Trying to get funding wasn’t easy, either. Debbie says they were laughed at — at first. As you know by now, this group doesn’t let anything stand in their way. “We had such a progressive technology program and we’d done some work with Cisco (a technology giant) so I went to them for a grant. And they gave it to us,” Debbie relays, almost in disbelief.

Finding a home

After a lot of research, Debbie and the kids found their home: a corner office in a shopping plaza on 7th Street and Thunderbird. Generation Tech Support was born. Debbie says the entire process was a teaching experience. “The kids talked to leasing agents, interviewed accountants and met with an attorney to draft business policies,” she says.

Debbie is quick to give her students credit for starting the business from the ground up. She’s also reminiscent of a proud mom when she shares, “Kids that were once shy were shaking hands with business professionals and introducing their business.”

All of the students are stakeholders in Generation Tech Support and, “If they tell me we should think about doing something, I listen. They are young minds and innovators,” Debbie tells us.

Looking back on everything that’s happened, Debbie confirms it wasn’t an easy road. “It was a huge learning curve, jumping into a business. But the skillsets I learned as a teacher were invaluable.” And even though Debbie is no longer a teacher per se, “I’m still a teacher here,” she says lifting her hands up from behind her desk, acknowledging Generation Tech Support.

Going into business with someone is ultimately a partnership and requires trust. Debbie assures us this is true in her case. “The kids and I have such a rapport — we trust each other and trust is invaluable, especially as a teacher.”
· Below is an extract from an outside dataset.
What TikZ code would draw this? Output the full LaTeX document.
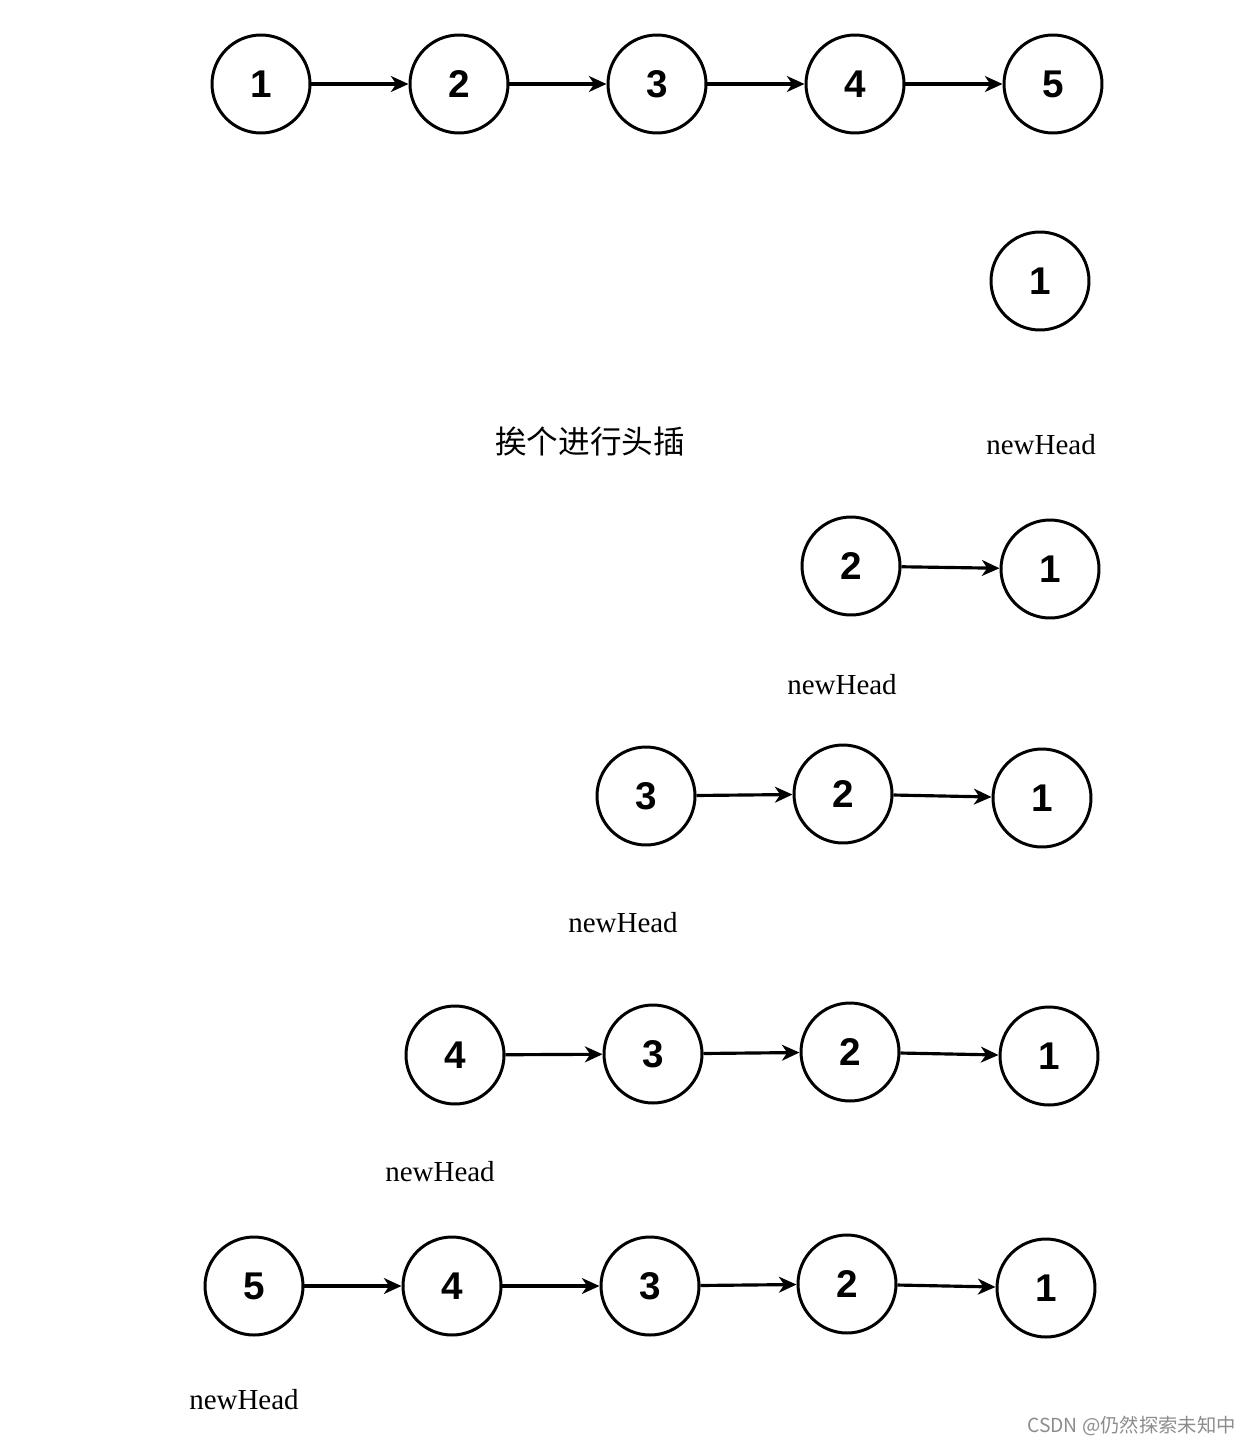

Debbie says trust is crucial for teachers because, “When teachers first come into the field, they think they’re supposed to be all-knowing. You know, they're in front of the classroom, teaching. But teaching is a two-way street and the kids have a lot to give.” Debbie says she has learned a lot from her students. “I’m a better teacher because of it. Students also learn from each other, which is peer-mentoring and becomes teamwork later on in life.”

When asked what the best thing she discovered as a teacher is, without hesitation Debbie answers, “To just relax a little bit. And let the learning flow.”

And the best thing Debbie’s taught her students? Well, that would be a long list, but at the top of that list would be responsibility. Generation Tech Support is open seven days a week, making it difficult for Debbie to get away. But not long ago Debbie escaped for four days — leaving the kids in charge. “They ran the store. I didn’t have a bit of worry,” she says. Perhaps sensing our doubt, Debbie insists, “I’m serious.”

In any business, there are bad days. It just comes with the territory. And Debbie and the kids have their share. But those are the days that make them better as a team, “We all come together, inspire each other and get through it,” she says, a watery substance emerging from her eyes. “This may sound corny, but I mean it,” she prefaces, “Every day that I walk into this store is the best moment of my life as a teacher. Because there are students here that I see coming out of themselves, working with customers and putting their whole hearts and souls into something that is bigger than all of us.”